This article originally posted on the SKA.org newsletter website
Practicing in Indianapolis, we are reminded to take advantage of Mr. Ohshima’s practices at the Shotokan Ohshima Dojo whenever we can. I was lucky this year to be in the area around the brown belt practice time. I tried to get to the Dojo early, since this was my first visit. I had to call folks in Indy in the morning to clarify the directions (they had just about finished Saturday’s practice).

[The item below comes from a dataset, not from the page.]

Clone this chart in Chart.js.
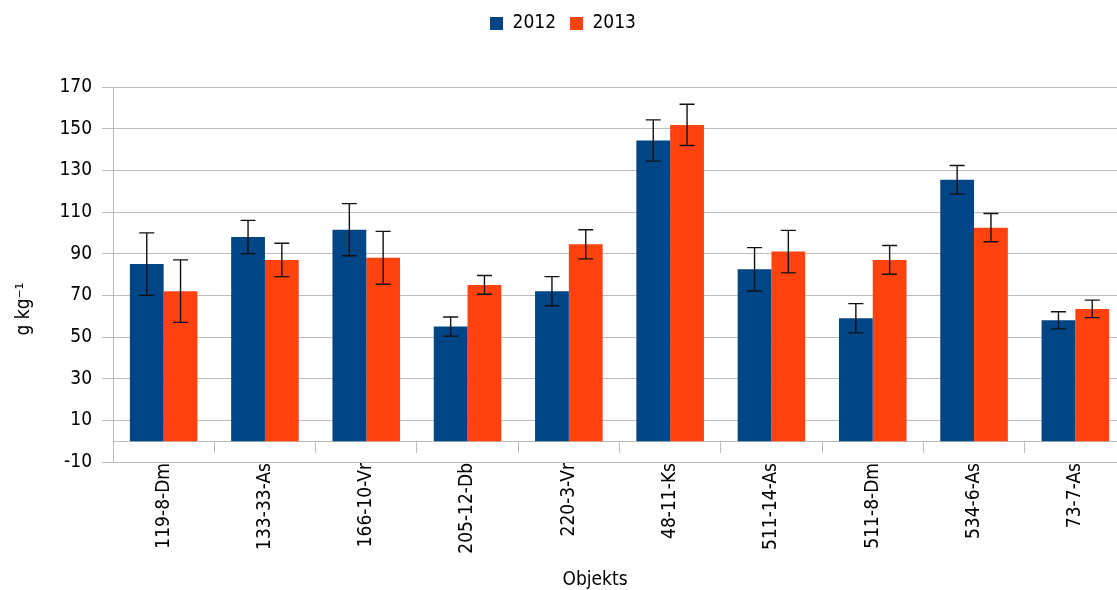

The people at the Dojo felt like family. The brown belt practice with Mr. Ohshima seemed to fly by quickly. Thanks to Cal, who suggested writing an article about the practice, I wrote down my notes afterward. Mr. Ohshima reminded us about attitude towards our seniors, especially for older brown belts with younger seniors. The reason we practice “not regretting on our life at an older age” is something to think about. We received a heads-up about the changing the attitude around 12th and 20th Special Trainings. Practicing kata every day is a good thing and helps you feel better. Mr. Ohshima mentioned his friend who did 30,000 Bassai before he understood it.
We practiced maegeri: knee just about the toes and move with hips and quick knee motion. This sounds simple, but how many have we already done just to understand such simple advice. Oizuki is very important in Shotokan practice (“it is the Shotokan technique”) and how the foot positions transfer from oizuki to gyakuzuki. We practiced supporting hand (two to three points are stronger than one). Practicing with supporting hand reveals the basis for the right feeling.
I was corrected two times during Bassai (“synchronize the hand movement on the first move”). Of course the “elbow should be in” during the middle block, not at the side. I am glad we could ask questions. I finally settled the “pulling hand during tetsui block in Bassai” question. Fellow brown belts had many good questions…how to breathe when taking a punch…“letting it slide”…how is the weight distributed in the back stance?…you can’t be swept and can’t be pushed…the 3rd-4th kokutsu-dachi is one count in Bassai.
Born in Europe I realize what it means to have multiple homes. We usually go back home to be reminded where we came from. After the weekend at the Shotokan Ohshima Dojo I feel like I have another home to go back to. Thanks to Mr. Ohshima for that.